David has another surgery this summer. Double Inguinal Hernias with mesh! After all the stuff with his colon cancer: hospital stays and unexpected procedures the last two years, we can’t believe another thing is left to go through.
There is something to knowing and believing your father will take care of you. My dad has always been a good provider and I’ve never questioned if He would supply any need I had. I think this is why I’ve never doubted God would also … yet never felt so hurt when He didn’t. Sometimes His timing has seemed off to me and I’ve cried, until I realized He always has a reason in His delay.
There’s a children’s song we sung at Awana’s, “My God is so big, so strong and so mighty, there’s nothing my God can not do for you.” Yet, who can know the mind of God, except the Spirit of God. And how can we ever assume or predict precisely what’s up His sleeve? Peace comes with contentment. When we trust to stay put, let it all go, and fall back into His everlasting arms.
Finally getting David’s business running well again, paying off medical bills, and our oldest daughter graduating high school. Another surgery, more medical bills now? It’s so hard to rest, hard to wait, hard to trust once again. Yet I have assurance He is working on our behalf and for our good.

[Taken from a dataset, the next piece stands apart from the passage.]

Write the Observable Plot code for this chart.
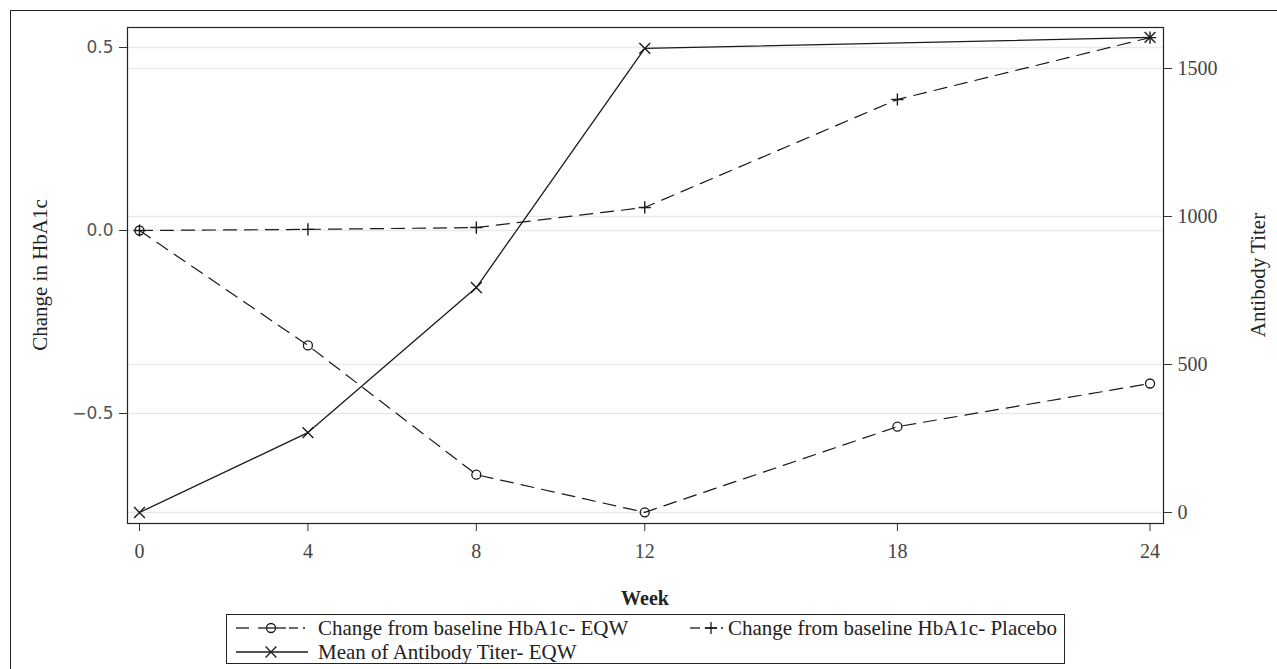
<!DOCTYPE html>
<html>
<head>
<meta charset="utf-8">
<script src="https://cdn.jsdelivr.net/npm/d3@7"></script>
<script src="https://cdn.jsdelivr.net/npm/@observablehq/plot@0.6"></script>
<style>
  html, body { margin: 0; padding: 0; background: #fff; }
  body { width: 1277px; height: 669px; overflow: hidden; position: relative; font-family: "Liberation Serif", "Times New Roman", serif; color: #222; }
  #frame { position: absolute; left: 10px; top: 10px; width: 1300px; height: 700px; border: 1px solid #222; box-sizing: border-box; }
  #chart { position: absolute; left: 0; top: 0; }
  .ylab { position: absolute; font-size: 21px; white-space: nowrap; transform: translate(-50%, -50%) rotate(-90deg); color: #222; }
  #xlab { position: absolute; left: 645px; top: 598px; transform: translate(-50%, -50%); font-size: 20px; font-weight: bold; color: #222; }
  #legend { position: absolute; left: 226px; top: 614px; width: 839px; height: 50px; border: 1px solid #222; box-sizing: border-box; }
  #legend svg { position: absolute; left: 0; top: 0; }
  .lt { position: absolute; font-size: 21px; white-space: nowrap; transform: translateY(-50%); line-height: 1; color: #222; }
</style>
</head>
<body>
<div id="frame"></div>
<div id="chart"></div>
<div class="ylab" style="left:40px; top:275px;">Change in HbA1c</div>
<div class="ylab" style="left:1258px; top:275px;">Antibody Titer</div>
<div id="xlab">Week</div>
<div id="legend"></div>
<script>
// ---- data ----
const weeks = [0, 4, 8, 12, 18, 24];
const hba1cEQW = [0, -0.314, -0.667, -0.77, -0.536, -0.418];
const hba1cPlacebo = [0, 0.003, 0.008, 0.063, 0.358, 0.527];
const titerWeeks = [0, 4, 8, 12, 24];
const titerEQW = [0, 270, 760, 1568, 1605];
const xTicks = [0, 4, 8, 12, 18, 24];
const leftTicks = [-0.5, 0, 0.5];
const rightTicks = [0, 500, 1000, 1500];
const seriesNames = ["Change from baseline HbA1c- EQW", "Change from baseline HbA1c- Placebo", "Mean of Antibody Titer- EQW"];

// ---- scales ----
const yLo = -0.8005, yHi = 0.5546;
const tLo = -37.2, tHi = 1638.5;
const toLeft = t => yLo + (t - tLo) * (yHi - yLo) / (tHi - tLo);
const fromLeft = v => tLo + (v - yLo) * (tHi - tLo) / (yHi - yLo);

const eqw = weeks.map((w, i) => ({week: w, v: hba1cEQW[i]}));
const pla = weeks.map((w, i) => ({week: w, v: hba1cPlacebo[i]}));
const tit = titerWeeks.map((w, i) => ({week: w, v: toLeft(titerEQW[i])}));
const gridVals = leftTicks.concat(rightTicks.map(toLeft));

const ink = "#1a1a1a";
const chart = Plot.plot({
  width: 1277,
  height: 669,
  marginLeft: 127,
  marginRight: 114,
  marginTop: 27,
  marginBottom: 146,
  x: {domain: [-0.285, 24.32]},
  y: {domain: [yLo, yHi]},
  style: {background: "transparent", fontFamily: "Liberation Serif, serif", overflow: "visible"},
  marks: [
    Plot.ruleY(gridVals, {stroke: "#e9e9e9", strokeWidth: 1.3}),
    Plot.axisY(leftTicks, {anchor: "left", tickSize: 8, tickPadding: 6, fontSize: 17, fontFamily: "DejaVu Sans, sans-serif", color: "#555", stroke: "#333", tickFormat: d3.format(".1f"), label: null}),
    Plot.axisY(rightTicks.map(toLeft), {anchor: "right", tickSize: 8, tickPadding: 6, fontSize: 20, color: "#444", stroke: "#333", tickFormat: d => String(Math.round(fromLeft(d))), label: null}),
    Plot.axisX(xTicks, {anchor: "bottom", tickSize: 8, tickPadding: 12, fontSize: 20, color: "#444", stroke: "#333", label: null}),
    Plot.line(eqw, {x: "week", y: "v", stroke: ink, strokeWidth: 1.2, strokeDasharray: "13,8"}),
    Plot.line(pla, {x: "week", y: "v", stroke: ink, strokeWidth: 1.2, strokeDasharray: "13,8"}),
    Plot.line(tit, {x: "week", y: "v", stroke: ink, strokeWidth: 1.3}),
    Plot.dot(eqw, {x: "week", y: "v", symbol: "circle", r: 4.5, stroke: ink, fill: "none", strokeWidth: 1.3}),
    Plot.dot(pla, {x: "week", y: "v", symbol: "plus", r: 4, stroke: ink, fill: "none", strokeWidth: 1.4}),
    Plot.dot(tit, {x: "week", y: "v", symbol: "times", r: 5, stroke: ink, fill: "none", strokeWidth: 1.4}),
    Plot.frame({stroke: "#222", strokeWidth: 1.2})
  ]
});
document.getElementById("chart").appendChild(chart);

// ---- legend ----
const L = 226;
const leg = document.getElementById("legend");
const ns = "http://www.w3.org/2000/svg";
const svg = document.createElementNS(ns, "svg");
svg.setAttribute("width", 839); svg.setAttribute("height", 50);
function seg(x1, x2, y) {
  const l = document.createElementNS(ns, "line");
  l.setAttribute("x1", x1 - L); l.setAttribute("x2", x2 - L);
  l.setAttribute("y1", y); l.setAttribute("y2", y);
  l.setAttribute("stroke", ink); l.setAttribute("stroke-width", 1.3);
  svg.appendChild(l);
}
function sym(type, x, y) {
  const p = document.createElementNS(ns, "path");
  const s = {circle: d3.symbolCircle, plus: d3.symbolPlus, times: d3.symbolTimes}[type];
  const r = {circle: 4.5, plus: 4, times: 5}[type];
  p.setAttribute("d", d3.symbol(s, Math.PI * r * r)());
  p.setAttribute("transform", `translate(${x - L},${y})`);
  p.setAttribute("fill", "none"); p.setAttribute("stroke", ink); p.setAttribute("stroke-width", 1.3);
  svg.appendChild(p);
}
let y1 = 13, y2 = 37;
seg(235, 248, y1); seg(257, 285, y1); seg(288, 297, y1); seg(302, 304, y1); sym("circle", 270, y1);
seg(689, 699, y1); seg(704, 716, y1); seg(720, 722, y1); sym("plus", 710, y1);
seg(235, 307, y2); sym("times", 270, y2);
leg.appendChild(svg);
function txt(s, x, y) {
  const d = document.createElement("div");
  d.className = "lt"; d.textContent = s;
  d.style.left = (x - L) + "px"; d.style.top = y + "px";
  leg.appendChild(d);
}
txt(seriesNames[0], 317, y1);
txt(seriesNames[1], 727, y1);
txt(seriesNames[2], 317, y2);
</script>
</body>
</html>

I know that – He will, He will, He will– somehow. Had we not walked through the fire and the flood already, and had I not felt His hands hold me again and again, I may not grasp this amazing blessed assurance with all my heart.
“Blessed and enviably happy [with a happiness produced by the experience of God’s favor and especially conditioned by the revelation of His matchless grace] are those who mourn, for they shall be comforted!” Matthew 5:4
No matter the mourning, I can not be depressed, for I am too comforted and know in my soul He is working for our good.